俳優生活は5年目に突入。朝ドラにも出演し、バンド「2」を率いてのツアーも充実している。ミュージシャンであり俳優の古舘佑太郎(28)。「破壊と再生が好き。積み上げたものをぶっ壊す」。そんな古舘が、朝ドラ『ひよっこ』の脚本家・岡田惠和(60)と銀杏BOYZ・峯田和伸(41)が原作を務めた映画『いちごの唄』(公開中)で主演を務める。
映像主演作は3本目。しかも今回は出演した朝ドラの脚本家・岡田と音楽界の先輩・峯田による作品。「音楽でも役者でも先輩である峯田さんの意志を継ぐという意識が自分の中にあって、非常に緊張しました」と意気込みは十分すぎるほど十分だった。ゆえにクランクインまで準備に準備を重ねて、何度もリハーサルに臨んだ。ところが「撮影スタートの直前に何が何だかわからなくなってしまって…。これはまずいとサウナに行ったりして(笑)。とにかく落ち着きがなくなってしまった」と苦笑い。
それを救ってくれたのは、相手役を務める女優の石橋静河(24)だった。「石橋さんは劇中でも女神的ポジションですが、現実でもリアル女神でした。僕よりも2歳年下なのに、ときにお姉さんのような独特な雰囲気を持つ方。瞳も凄く綺麗。撮影以外でも劇中同様に目を合わせて話すことができなかったくらい。普段の僕と石橋さんの関係性をそのまま役として出せば成立した」と感謝しきりだ。
古舘の俳優としてのスタートは、当時結成していたバンドThe SALOVERSとしてカメオ出演した映画『日々ロック』(2014)から。それまで音楽の世界しか見て来なかった古舘にとって、映画撮影というお祭りは新鮮に映った。「その経験の中で音楽の世界とは違う、新しい出会いもあった。僕自身、積み上げたものをぶっ壊していくような、破壊と再生が好き。だから新しい挑戦にも躊躇がない。『これできる?』と言われたら、たとえそれが未経験であっても『YES』と飛び込んでしまうタイプ。その精神のまま突き進んできた5年間」と俳優としての道のりを振り返る。
『いちごの唄』では嬉しい再会もあった。共演者で朝ドラ『まんぷく』で注目された女優・岸井ゆきの(27)とは古い友達。
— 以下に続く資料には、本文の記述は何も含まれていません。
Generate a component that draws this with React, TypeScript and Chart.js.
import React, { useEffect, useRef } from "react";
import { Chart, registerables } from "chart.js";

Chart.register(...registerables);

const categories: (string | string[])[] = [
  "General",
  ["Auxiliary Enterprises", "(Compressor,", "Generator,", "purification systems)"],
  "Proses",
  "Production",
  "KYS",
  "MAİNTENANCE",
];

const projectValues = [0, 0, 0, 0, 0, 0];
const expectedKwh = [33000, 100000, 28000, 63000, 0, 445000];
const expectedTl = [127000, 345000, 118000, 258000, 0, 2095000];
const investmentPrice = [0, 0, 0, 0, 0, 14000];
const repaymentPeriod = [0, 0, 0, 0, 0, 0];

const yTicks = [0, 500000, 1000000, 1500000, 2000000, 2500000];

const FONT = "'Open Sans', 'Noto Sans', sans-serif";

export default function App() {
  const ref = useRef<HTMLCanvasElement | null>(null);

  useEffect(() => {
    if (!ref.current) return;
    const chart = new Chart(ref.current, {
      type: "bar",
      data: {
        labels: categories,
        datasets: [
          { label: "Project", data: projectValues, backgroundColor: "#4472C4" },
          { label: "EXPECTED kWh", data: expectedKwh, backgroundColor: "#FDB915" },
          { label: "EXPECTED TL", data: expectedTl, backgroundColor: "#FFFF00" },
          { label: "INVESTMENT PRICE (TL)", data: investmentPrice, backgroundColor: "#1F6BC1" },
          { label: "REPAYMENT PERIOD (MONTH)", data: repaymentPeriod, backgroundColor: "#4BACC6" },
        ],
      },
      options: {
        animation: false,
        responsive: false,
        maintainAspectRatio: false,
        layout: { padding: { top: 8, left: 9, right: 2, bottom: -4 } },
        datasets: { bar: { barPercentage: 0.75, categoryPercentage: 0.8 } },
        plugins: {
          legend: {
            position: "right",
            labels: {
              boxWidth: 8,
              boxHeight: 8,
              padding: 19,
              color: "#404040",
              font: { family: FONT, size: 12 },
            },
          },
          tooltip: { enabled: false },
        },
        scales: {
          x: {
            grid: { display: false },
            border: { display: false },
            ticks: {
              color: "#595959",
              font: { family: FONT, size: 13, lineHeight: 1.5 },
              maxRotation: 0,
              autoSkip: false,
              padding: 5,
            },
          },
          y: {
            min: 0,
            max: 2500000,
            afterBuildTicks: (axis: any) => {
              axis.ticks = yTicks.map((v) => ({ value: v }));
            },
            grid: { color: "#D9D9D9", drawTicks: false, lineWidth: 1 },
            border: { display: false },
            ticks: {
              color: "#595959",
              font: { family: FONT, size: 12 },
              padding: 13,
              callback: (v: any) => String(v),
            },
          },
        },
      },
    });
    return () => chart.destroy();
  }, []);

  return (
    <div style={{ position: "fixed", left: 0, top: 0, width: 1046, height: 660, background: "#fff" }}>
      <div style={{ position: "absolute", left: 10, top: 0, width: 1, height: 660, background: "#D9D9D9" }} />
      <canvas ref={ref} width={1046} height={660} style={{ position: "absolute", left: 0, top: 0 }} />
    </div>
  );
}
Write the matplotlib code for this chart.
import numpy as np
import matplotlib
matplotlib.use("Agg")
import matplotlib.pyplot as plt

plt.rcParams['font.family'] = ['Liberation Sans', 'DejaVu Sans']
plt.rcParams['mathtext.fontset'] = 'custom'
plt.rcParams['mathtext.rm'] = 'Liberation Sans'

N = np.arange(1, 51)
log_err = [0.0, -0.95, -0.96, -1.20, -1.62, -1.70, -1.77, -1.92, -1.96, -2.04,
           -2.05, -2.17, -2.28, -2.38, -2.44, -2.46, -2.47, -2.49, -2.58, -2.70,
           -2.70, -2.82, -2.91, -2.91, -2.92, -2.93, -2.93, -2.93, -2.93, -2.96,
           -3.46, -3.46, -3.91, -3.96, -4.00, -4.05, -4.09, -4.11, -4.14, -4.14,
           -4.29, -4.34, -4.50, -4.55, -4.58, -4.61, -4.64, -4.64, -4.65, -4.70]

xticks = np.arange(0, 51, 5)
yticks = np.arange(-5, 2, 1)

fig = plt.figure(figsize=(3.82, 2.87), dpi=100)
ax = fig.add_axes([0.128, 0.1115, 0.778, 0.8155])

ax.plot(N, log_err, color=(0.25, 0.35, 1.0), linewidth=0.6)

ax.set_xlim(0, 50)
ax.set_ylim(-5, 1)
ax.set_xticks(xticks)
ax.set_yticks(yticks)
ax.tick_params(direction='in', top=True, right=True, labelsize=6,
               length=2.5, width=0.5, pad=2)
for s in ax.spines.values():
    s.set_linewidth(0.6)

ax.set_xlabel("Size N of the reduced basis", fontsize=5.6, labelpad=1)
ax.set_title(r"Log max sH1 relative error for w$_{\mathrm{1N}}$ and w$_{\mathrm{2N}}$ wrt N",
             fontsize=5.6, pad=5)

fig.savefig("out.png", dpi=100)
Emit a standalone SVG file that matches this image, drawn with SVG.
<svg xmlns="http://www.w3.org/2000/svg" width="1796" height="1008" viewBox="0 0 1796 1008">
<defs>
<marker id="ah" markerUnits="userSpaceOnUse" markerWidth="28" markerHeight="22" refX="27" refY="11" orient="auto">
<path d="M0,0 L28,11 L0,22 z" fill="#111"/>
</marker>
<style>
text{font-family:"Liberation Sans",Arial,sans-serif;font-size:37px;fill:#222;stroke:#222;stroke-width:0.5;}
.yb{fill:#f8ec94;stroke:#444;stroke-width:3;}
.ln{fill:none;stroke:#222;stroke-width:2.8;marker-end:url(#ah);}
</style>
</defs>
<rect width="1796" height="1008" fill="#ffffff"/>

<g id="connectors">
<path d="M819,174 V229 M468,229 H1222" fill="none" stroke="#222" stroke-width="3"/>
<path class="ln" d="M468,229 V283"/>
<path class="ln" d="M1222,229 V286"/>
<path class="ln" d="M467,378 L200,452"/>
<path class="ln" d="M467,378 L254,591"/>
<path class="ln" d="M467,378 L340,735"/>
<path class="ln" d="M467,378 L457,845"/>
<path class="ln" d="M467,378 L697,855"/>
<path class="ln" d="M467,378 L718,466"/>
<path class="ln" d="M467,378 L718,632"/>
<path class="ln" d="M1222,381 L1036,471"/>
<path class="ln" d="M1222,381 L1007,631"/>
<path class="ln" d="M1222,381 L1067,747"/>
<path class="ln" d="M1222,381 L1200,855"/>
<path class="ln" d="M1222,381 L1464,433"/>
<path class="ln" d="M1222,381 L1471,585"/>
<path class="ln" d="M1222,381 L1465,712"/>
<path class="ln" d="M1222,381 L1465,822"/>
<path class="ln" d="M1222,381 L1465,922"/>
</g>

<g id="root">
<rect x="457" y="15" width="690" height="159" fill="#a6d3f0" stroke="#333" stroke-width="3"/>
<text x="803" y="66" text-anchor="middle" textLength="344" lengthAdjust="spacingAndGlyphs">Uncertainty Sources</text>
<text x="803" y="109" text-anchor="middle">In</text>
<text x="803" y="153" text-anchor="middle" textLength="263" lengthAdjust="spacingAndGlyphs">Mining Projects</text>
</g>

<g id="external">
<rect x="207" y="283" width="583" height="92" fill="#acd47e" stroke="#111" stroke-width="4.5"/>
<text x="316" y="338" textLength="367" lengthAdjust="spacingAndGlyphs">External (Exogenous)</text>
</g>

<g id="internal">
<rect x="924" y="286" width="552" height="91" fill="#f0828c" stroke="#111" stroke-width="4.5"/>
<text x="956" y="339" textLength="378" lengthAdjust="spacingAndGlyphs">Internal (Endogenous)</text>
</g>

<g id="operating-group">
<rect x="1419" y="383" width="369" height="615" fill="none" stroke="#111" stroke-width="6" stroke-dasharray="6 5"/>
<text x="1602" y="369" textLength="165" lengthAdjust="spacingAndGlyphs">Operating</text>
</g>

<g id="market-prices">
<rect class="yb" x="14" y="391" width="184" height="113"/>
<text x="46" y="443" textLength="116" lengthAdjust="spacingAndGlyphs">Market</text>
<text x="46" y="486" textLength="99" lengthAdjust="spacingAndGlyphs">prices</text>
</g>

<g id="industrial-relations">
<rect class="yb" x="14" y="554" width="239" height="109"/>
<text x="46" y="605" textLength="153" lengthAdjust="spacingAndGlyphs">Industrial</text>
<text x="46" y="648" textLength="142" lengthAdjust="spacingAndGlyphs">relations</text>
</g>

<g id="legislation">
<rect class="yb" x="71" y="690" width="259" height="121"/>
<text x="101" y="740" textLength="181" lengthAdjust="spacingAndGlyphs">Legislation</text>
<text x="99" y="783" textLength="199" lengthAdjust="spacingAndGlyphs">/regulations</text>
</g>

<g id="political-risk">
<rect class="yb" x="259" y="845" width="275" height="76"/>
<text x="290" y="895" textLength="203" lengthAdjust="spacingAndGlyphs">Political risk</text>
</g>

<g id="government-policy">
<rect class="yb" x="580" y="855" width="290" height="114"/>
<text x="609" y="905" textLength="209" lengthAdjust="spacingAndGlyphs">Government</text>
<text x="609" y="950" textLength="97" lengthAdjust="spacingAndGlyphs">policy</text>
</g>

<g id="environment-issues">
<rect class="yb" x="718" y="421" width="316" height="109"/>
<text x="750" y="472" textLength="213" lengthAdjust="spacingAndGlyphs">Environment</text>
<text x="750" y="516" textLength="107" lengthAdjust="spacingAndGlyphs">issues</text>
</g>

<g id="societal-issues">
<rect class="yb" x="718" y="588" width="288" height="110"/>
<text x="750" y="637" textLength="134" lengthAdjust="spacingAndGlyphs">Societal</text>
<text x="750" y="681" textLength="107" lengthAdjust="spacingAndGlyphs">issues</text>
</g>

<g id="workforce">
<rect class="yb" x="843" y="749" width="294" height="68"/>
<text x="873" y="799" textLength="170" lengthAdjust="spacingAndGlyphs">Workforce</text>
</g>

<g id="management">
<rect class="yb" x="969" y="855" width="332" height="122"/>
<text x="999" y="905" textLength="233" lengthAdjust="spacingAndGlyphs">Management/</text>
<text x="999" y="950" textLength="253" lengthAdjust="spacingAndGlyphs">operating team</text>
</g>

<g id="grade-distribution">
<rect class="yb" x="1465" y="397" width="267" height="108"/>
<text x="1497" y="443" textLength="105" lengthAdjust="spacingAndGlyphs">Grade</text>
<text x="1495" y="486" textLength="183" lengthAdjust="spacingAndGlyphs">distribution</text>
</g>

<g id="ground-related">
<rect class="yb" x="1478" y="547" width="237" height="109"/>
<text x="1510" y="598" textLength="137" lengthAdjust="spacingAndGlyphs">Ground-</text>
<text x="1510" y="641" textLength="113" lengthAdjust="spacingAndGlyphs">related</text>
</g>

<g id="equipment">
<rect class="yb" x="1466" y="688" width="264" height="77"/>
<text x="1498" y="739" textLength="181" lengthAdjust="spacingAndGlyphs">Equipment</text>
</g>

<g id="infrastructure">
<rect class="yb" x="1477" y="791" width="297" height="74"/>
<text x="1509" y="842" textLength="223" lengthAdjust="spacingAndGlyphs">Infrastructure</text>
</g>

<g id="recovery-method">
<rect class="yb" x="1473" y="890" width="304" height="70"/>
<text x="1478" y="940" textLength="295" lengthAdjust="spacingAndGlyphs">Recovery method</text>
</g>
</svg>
「会うのは久しぶりで、『あの人どうしてる?』みたいな会話で盛り上がって、同窓会みたいになった。僕が音楽しかやっていないときに知り合ったので、芝居を見られるのが凄く恥ずかしくて」と照れるも「でもお互い長い時を経ていまだにこの業界で続けていて、再び出会えたのが嬉しかった」と感慨深い。
音楽業も俳優業も堅調だが、頭をもたげてくるのはデストロイ。「俳優として成長できているのかはわかりませんが、技術的に身についたものはあると思う。でもその分、初期衝動は薄れているように感じる。技術ばかり高めて頭でっかちはイヤです。音楽も俳優業も『楽しいゾ!』という初期衝動だけは忘れたくないので、これからも積み上げたものをぶっ壊していきたい」。俳優歴5年の節目を契機に、古舘はどう化けていくのだろうか。